Thursday, 17 February 2011

Scepticism

My main philosophical interest for the last 20 years or so has been epistemology, the study of what we can and cannot know, what the limitations on knowledge are. My natural inclination is to be sceptical of claims to knowledge. In my view there are good reasons for suspecting that our confidence in what we think we know is not well founded, and that the greater the confidence someone has in a position the more likely they are to be on very shaky ground.

Recently I have noticed that other fields of study are coming up with work that underwrites the sceptical position. For instance, a few years ago I read 3 books by the biologist Andrew Parker. The books are mainly about vision, and describe his work particularly in the evolution of colour vision. In these volumes he describes in great detail both the seeing end in different versions of the eye, and also the seen end and the physics of the different ways nature has evolved that give us colours to see. (I'm not really happy with the way I've phrased that, but it'll do.) This convinced me that the colours we see are created by the brain - they represent something out there, but we cannot be sure exactly what. Cannot, in the previous sentence, indicates a fundamental barrier to knowledge. Certainly colour does not exist in the accepted sense: it's a creation of our brains.

I have taken an intelligent interest in cosmology, as much as a non-physicist can. One thing we can be reasonably sure of is that there is a whole lot out there we do not understand. There are theoretical reasons for thinking that there must be dark matter, dark energy, but so far we are not able to detect either directly. Gravitational lensing of distant objects makes us think that there must be a massive something between us and it. But we cannot actually detect that something itself. Who knows what else there might be out there, and who knows how accurate our present understanding of the natural world is? But if we have good reasons for suspecting that we are ignorant of something in excess of 90% of what exists, how can we claim to have secure knowledge of the other 10%? All we can say is that what we think we know represents what is actually there well enough to produce effects we can repeat and describe, whether in my toaster, or by flying the Atlantic and sending space-craft to Saturn, or in the Collider at CERN. We can trust what we think we see well enough to support our evolution, but perhaps (necessarily) no better than that.

Then there is all the interesting work going on in Neuroscience and Psychology. There is experimental evidence that seems to show that limb movements which we take to be the result of conscious decisions are in fact initiated in the brain long (up to 6 seconds) before we become aware of them. Miles's TV series shows, among other things, how pre-conscious emotions determine what we take to be rational decisions. Work by psychologists with illusions is also convincing that a good chunk of perception is in the brain, not the sense organs.

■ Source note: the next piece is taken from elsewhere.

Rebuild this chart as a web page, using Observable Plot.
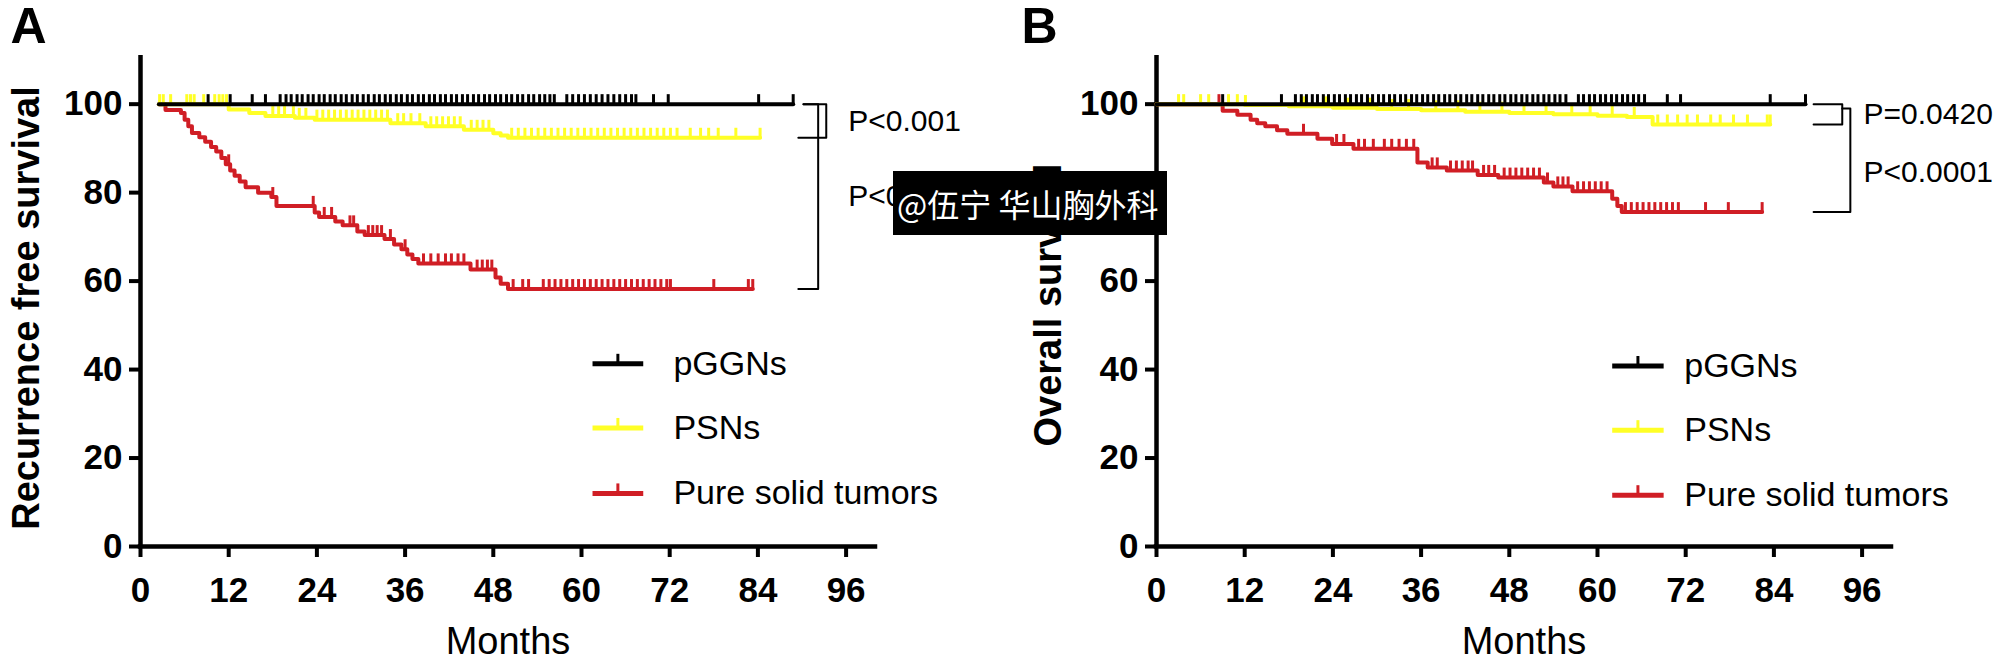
<!DOCTYPE html>
<html>
<head>
<meta charset="utf-8">
<script src="https://cdn.jsdelivr.net/npm/d3@7"></script>
<script src="https://cdn.jsdelivr.net/npm/@observablehq/plot@0.6"></script>
<style>
  html, body { margin: 0; padding: 0; background: #fff; }
  #fig { position: relative; width: 2001px; height: 662px; overflow: hidden; background: #fff; }
  .panel { position: absolute; top: 0; }
  .panel svg { max-width: none; overflow: visible; display: block; }
  #watermark { position: absolute; left: 893px; top: 171px; width: 274px; height: 64px; background: #000; color: #fff;
    font-family: "Noto Sans CJK SC", sans-serif; font-size: 32px; line-height: 64px; white-space: nowrap;
    padding-left: 4px; box-sizing: border-box; }
</style>
</head>
<body>
<div id="fig">
  <div id="panelA" class="panel" style="left:0px"></div>
  <div id="panelB" class="panel" style="left:1000px"></div>
  <div id="watermark">@伍宁 华山胸外科</div>
</div>
<script>
// ---------- shared labels ----------
const xTicks = [0, 12, 24, 36, 48, 60, 72, 84, 96];
const yTicks = [0, 20, 40, 60, 80, 100];
const groups = ["pGGNs", "PSNs", "Pure solid tumors"];
const groupColors = ["#000000", "#ffff26", "#d01e25"];

// ---------- Panel A: recurrence free survival ----------
const rfsGGNTimes = [2.5];
const rfsGGNSurv = [100];
const rfsGGNEnd = 88.8;
const rfsGGNCensor = [9.2, 12.2, 15.2, 17.0, 19.0, 19.8, 20.5, 21.3, 22.0, 22.8, 23.5, 24.3, 25.0, 25.8, 26.5, 27.3, 28.0, 28.8, 29.5, 30.3, 31.0, 31.8, 32.5, 33.3, 34.0, 34.8, 35.5, 36.3, 37.0, 37.8, 38.5, 39.3, 40.0, 40.8, 41.5, 42.3, 43.0, 43.8, 44.5, 45.3, 46.0, 46.8, 47.5, 48.3, 49.0, 49.8, 50.5, 51.3, 52.0, 52.8, 53.5, 54.3, 55.0, 55.7, 56.3, 58.0, 58.8, 59.6, 60.4, 61.2, 62.0, 62.8, 63.6, 64.4, 65.2, 66.0, 66.8, 67.4, 69.8, 71.8, 84.1, 88.8];

const rfsPSNTimes = [2.5, 12.0, 14.8, 17.0, 21.0, 23.7, 34.0, 38.8, 44.0, 48.0, 49.0, 50.0];
const rfsPSNSurv = [100, 98.8, 98.0, 97.3, 96.9, 96.5, 95.7, 95.0, 94.2, 93.4, 92.9, 92.4];
const rfsPSNEnd = 84.3;
const rfsPSNCensor = [2.6, 3.1, 4.1, 6.3, 6.8, 7.3, 8.6, 10.1, 10.7, 11.2, 11.7, 18.0, 18.8, 19.6, 20.8, 21.6, 22.5, 24.0, 24.8, 25.6, 26.4, 27.2, 28.0, 28.8, 29.6, 30.4, 31.2, 32.0, 32.8, 33.6, 35.0, 35.8, 36.8, 38.0, 39.5, 40.3, 41.1, 41.9, 42.7, 43.5, 45.0, 45.8, 46.6, 47.4, 50.5, 51.4, 52.3, 53.2, 54.1, 55.0, 55.9, 56.8, 57.7, 58.6, 59.5, 60.4, 61.3, 62.2, 63.1, 64.0, 64.9, 65.8, 66.7, 67.6, 68.5, 69.4, 70.3, 71.2, 72.1, 73.0, 74.8, 76.2, 77.3, 78.6, 81.0, 84.3];

const rfsSolidTimes = [2.5, 3.4, 5.5, 6.0, 6.5, 7.0, 8.0, 8.8, 9.6, 10.3, 11.0, 11.6, 12.2, 12.8, 13.5, 14.3, 16.0, 17.8, 18.5, 23.7, 24.3, 26.5, 27.5, 29.5, 30.5, 33.2, 34.5, 35.5, 36.3, 37.0, 37.8, 44.9, 48.3, 49.0, 50.0];
const rfsSolidSurv = [100, 98.7, 98.0, 96.5, 95.0, 93.5, 92.5, 91.5, 90.3, 89.3, 87.8, 86.4, 85.0, 83.8, 82.5, 81.2, 80.0, 79.0, 77.0, 75.5, 74.5, 73.5, 72.6, 71.2, 70.4, 69.5, 68.3, 67.2, 66.0, 65.0, 64.0, 62.6, 60.8, 59.4, 58.2];
const rfsSolidEnd = 83.3;
const rfsSolidCensor = [12.0, 18.0, 23.5, 25.0, 26.0, 28.5, 29.0, 31.0, 31.6, 32.2, 32.8, 34.0, 36.0, 38.5, 39.5, 40.5, 41.5, 42.3, 43.2, 44.0, 45.8, 46.5, 47.2, 47.8, 50.7, 52.0, 52.8, 54.8, 55.6, 56.4, 57.2, 58.0, 58.8, 59.6, 60.4, 61.2, 62.0, 62.8, 63.6, 64.4, 65.2, 66.0, 66.8, 67.6, 68.4, 69.2, 70.0, 70.8, 71.6, 72.1, 78.0, 82.7, 83.3];

const rfsPValues = ["P<0.001", "P<0.0001"];

// ---------- Panel B: overall survival ----------
const osGGNTimes = [0];
const osGGNSurv = [100];
const osGGNEnd = 88.3;
const osGGNCensor = [9.0, 17.0, 18.9, 19.7, 20.4, 21.2, 21.9, 22.7, 23.4, 24.2, 24.9, 25.7, 26.4, 27.2, 27.9, 28.7, 29.4, 30.2, 30.9, 31.7, 32.4, 33.2, 33.9, 34.7, 35.4, 36.2, 36.9, 37.7, 38.4, 39.2, 39.9, 40.7, 41.4, 42.2, 42.9, 43.7, 44.4, 45.2, 45.9, 46.7, 47.4, 48.2, 48.9, 49.7, 50.4, 51.2, 51.9, 52.7, 53.4, 54.2, 54.9, 55.7, 57.4, 58.1, 58.9, 59.6, 60.4, 61.1, 61.9, 62.6, 63.4, 64.1, 64.9, 65.6, 66.4, 69.5, 71.3, 83.5, 88.3];

const osPSNTimes = [0, 12, 18, 24, 30, 36, 42, 48, 54, 60, 64, 67.5];
const osPSNSurv = [100, 99.8, 99.5, 99.2, 98.9, 98.6, 98.3, 98.0, 97.7, 97.4, 97.1, 95.4];
const osPSNEnd = 83.5;
const osPSNCensor = [3.0, 3.7, 6.0, 7.1, 9.8, 11.0, 12.1, 20.0, 23.0, 26.0, 29.0, 32.0, 34.3, 38.0, 41.0, 44.0, 47.0, 50.0, 53.0, 56.5, 59.0, 62.0, 65.0, 68.2, 69.5, 70.9, 72.2, 73.6, 75.4, 76.7, 78.5, 80.4, 83.1, 83.5];

const osSolidTimes = [0, 9.0, 11.0, 12.8, 13.7, 14.8, 16.4, 17.8, 21.9, 23.9, 26.8, 35.5, 36.9, 39.5, 43.7, 46.5, 52.7, 54.0, 56.6, 62.0, 62.7, 63.3];
const osSolidSurv = [100, 98.5, 97.6, 96.5, 95.7, 95.0, 94.1, 93.3, 92.2, 91.0, 89.9, 86.8, 85.7, 85.0, 84.0, 83.4, 82.3, 81.4, 80.3, 78.6, 77.0, 75.6];
const osSolidEnd = 82.4;
const osSolidCensor = [8.5, 20.0, 24.5, 25.5, 27.5, 28.3, 29.5, 31.0, 32.0, 33.0, 34.0, 35.0, 37.5, 38.2, 40.0, 40.8, 41.6, 42.4, 43.0, 44.5, 45.2, 46.0, 47.3, 48.1, 48.9, 49.7, 50.5, 51.3, 52.1, 53.2, 54.6, 55.3, 56.0, 57.3, 58.1, 58.9, 59.7, 60.5, 61.3, 63.8, 64.6, 65.4, 66.2, 67.0, 67.8, 68.6, 69.4, 70.2, 71.0, 74.7, 77.8, 82.4];

const osPValues = ["P=0.0420", "P<0.0001"];

// ---------- helpers ----------
function stepAt(times, surv, t) {
  let s = surv[0];
  for (let i = 0; i < times.length; i++) if (times[i] <= t) s = surv[i];
  return s;
}
function kmLine(times, surv, end) {
  const pts = times.map((t, i) => ({t, s: surv[i]}));
  pts.push({t: end, s: surv[surv.length - 1]});
  return pts;
}
function censorPts(times, surv, cens) {
  return cens.map(t => ({t, s: stepAt(times, surv, t)}));
}
// vertical censor tick drawn upward from the curve
const censorMark = { draw(ctx) { ctx.moveTo(0, 1); ctx.lineTo(0, -10); } };

function buildPanel(cfg) {
  const marks = [];
  marks.push(Plot.ruleX([0], {stroke: "#000", strokeWidth: 4.5}));
  marks.push(Plot.ruleY([0], {stroke: "#000", strokeWidth: 4.5, strokeLinecap: "square"}));
  marks.push(Plot.axisX({ticks: xTicks, tickSize: 11, tickPadding: 20, strokeWidth: 4, fontSize: 35, fontWeight: "bold", label: null, tickFormat: d => String(d)}));
  marks.push(Plot.axisY({ticks: yTicks, tickSize: 11, tickPadding: 7, strokeWidth: 4, fontSize: 35, fontWeight: "bold", label: null, tickFormat: d => String(d)}));

  // curves: draw red, then yellow, then black on top
  for (const i of [2, 1, 0]) {
    const sr = cfg.series[i];
    marks.push(Plot.line(kmLine(sr.times, sr.surv, sr.end), {x: "t", y: "s", curve: "step-after", stroke: groupColors[i], strokeWidth: 4}));
    marks.push(Plot.dot(censorPts(sr.times, sr.surv, sr.censor), {x: "t", y: "s", symbol: censorMark, fill: "none", stroke: groupColors[i], strokeWidth: 3, r: 4}));
  }

  // brackets between final survival levels
  const finals = cfg.series.map(sr => sr.surv[sr.surv.length - 1]);
  cfg.brackets.forEach((b, k) => {
    const top = b.top != null ? b.top : finals[b.from];
    const bottom = finals[b.to];
    const pts = [
      {t: b.x0, s: top}, {t: b.xv, s: top}, {t: b.xv, s: bottom}, {t: b.x1, s: bottom}
    ];
    marks.push(Plot.line(pts, {x: "t", y: "s", stroke: "#000", strokeWidth: 2}));
    marks.push(Plot.text([cfg.pvalues[k]], {x: cfg.pX, y: (top + bottom) / 2, text: d => d, textAnchor: "start", fontSize: 30, dy: b.dy || 0}));
  });

  // legend
  groups.forEach((g, i) => {
    const y = cfg.legendRows[i];
    marks.push(Plot.link([g], {x1: cfg.legendX[0], x2: cfg.legendX[1], y1: y, y2: y, stroke: groupColors[i], strokeWidth: 5}));
    marks.push(Plot.dot([g], {x: (cfg.legendX[0] + cfg.legendX[1]) / 2, y: y, symbol: censorMark, fill: "none", stroke: groupColors[i], strokeWidth: 3, r: 4}));
    marks.push(Plot.text([g], {x: cfg.legendX[2], y: y, text: d => d, textAnchor: "start", fontSize: 34}));
  });

  // titles
  marks.push(Plot.text([cfg.yTitle], {frameAnchor: "left", rotate: -90, dx: cfg.titleDx, dy: cfg.titleDy, textAnchor: "middle", lineAnchor: "middle", text: d => d, fontSize: 38, fontWeight: "bold"}));
  marks.push(Plot.text(["Months"], {frameAnchor: "bottom", dy: 107, textAnchor: "middle", lineAnchor: "bottom", text: d => d, fontSize: 38}));
  marks.push(Plot.text([cfg.letter], {frameAnchor: "top-left", dx: cfg.letterDx, dy: -13, textAnchor: "start", lineAnchor: "bottom", text: d => d, fontSize: 50, fontWeight: "bold"}));

  return Plot.plot({
    width: cfg.width, height: 662,
    marginLeft: cfg.marginLeft, marginRight: cfg.marginRight, marginTop: 55, marginBottom: 116,
    x: {domain: [0, 100], axis: null},
    y: {domain: [0, 111], axis: null},
    style: {fontFamily: "'Liberation Sans', Arial, Helvetica, sans-serif", color: "#000", background: "transparent", overflow: "visible"},
    marks
  });
}

const panelA = buildPanel({
  letter: "A", yTitle: "Recurrence free survival",
  width: 1000, marginLeft: 140, marginRight: 125, letterDx: -130, titleDx: -114, titleDy: 7,
  series: [
    {times: rfsGGNTimes, surv: rfsGGNSurv, end: rfsGGNEnd, censor: rfsGGNCensor},
    {times: rfsPSNTimes, surv: rfsPSNSurv, end: rfsPSNEnd, censor: rfsPSNCensor},
    {times: rfsSolidTimes, surv: rfsSolidSurv, end: rfsSolidEnd, censor: rfsSolidCensor}
  ],
  brackets: [
    {from: 0, to: 1, x0: 90.2, xv: 93.3, x1: 89.5},
    {from: 0, to: 2, x0: 90.2, xv: 92.2, x1: 89.5}
  ],
  pvalues: rfsPValues, pX: 96.3,
  legendRows: [41.3, 26.8, 12.0], legendX: [61.5, 68.4, 72.5]
});

const panelB = buildPanel({
  letter: "B", yTitle: "Overall survival",
  width: 1001, marginLeft: 156, marginRight: 110, letterDx: -135, titleDx: -108, titleDy: 4,
  series: [
    {times: osGGNTimes, surv: osGGNSurv, end: osGGNEnd, censor: osGGNCensor},
    {times: osPSNTimes, surv: osPSNSurv, end: osPSNEnd, censor: osPSNCensor},
    {times: osSolidTimes, surv: osSolidSurv, end: osSolidEnd, censor: osSolidCensor}
  ],
  brackets: [
    {from: 0, to: 1, x0: 89.4, xv: 93.3, x1: 89.4},
    {from: 0, to: 2, top: 99, x0: 93.3, xv: 94.4, x1: 89.4, dy: 12}
  ],
  pvalues: osPValues, pX: 96.2,
  legendRows: [40.8, 26.3, 11.6], legendX: [62.0, 69.0, 71.8]
});

document.getElementById("panelA").appendChild(panelA);
document.getElementById("panelB").appendChild(panelB);
</script>
</body>
</html>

For example, the subject is shown a face saying either BAH or PAH. The lip movement is clear and distinct. He also hears the speaker's voice saying either BAH or PAH. But the sound played is always BAH. Even the researcher who described this, after 20 years of working on it, always hears what the mouth seems to say, despite the fact that he knows very well what sound is actually reaching the ears. It always works. For some reason the brain hears what the eye sees, not what comes in the ears. There is a lot of work along these lines showing similar things. In other words, our perceptions are, to a larger extent than we would want to think, constructed in our brains, and are not a reliable reflection of the world as it is.

Now the BBC has reported some work with painkillers described in Science Translational Medicine. In short, people acting as experimental subjects are hooked up to a system that delivers a powerful pain killer, and are also subjected to some pain. The experiment seems to show that the subjects' experience of pain is greater or less depending on what they are told is happening, and not on the pain given or the pain killer administered. The brain's expectation of pain can completely wipe out the effect of the pain killer, for example. It's well worth reading the item.

The point is, of course, that our experience of the external world and how it impinges on us is created in the brain, and is not directly connected to our experience itself. What we think is what we experience, not what happens to us.

The idea that we can be certain of anything outside our own heads appears more and more ridiculous.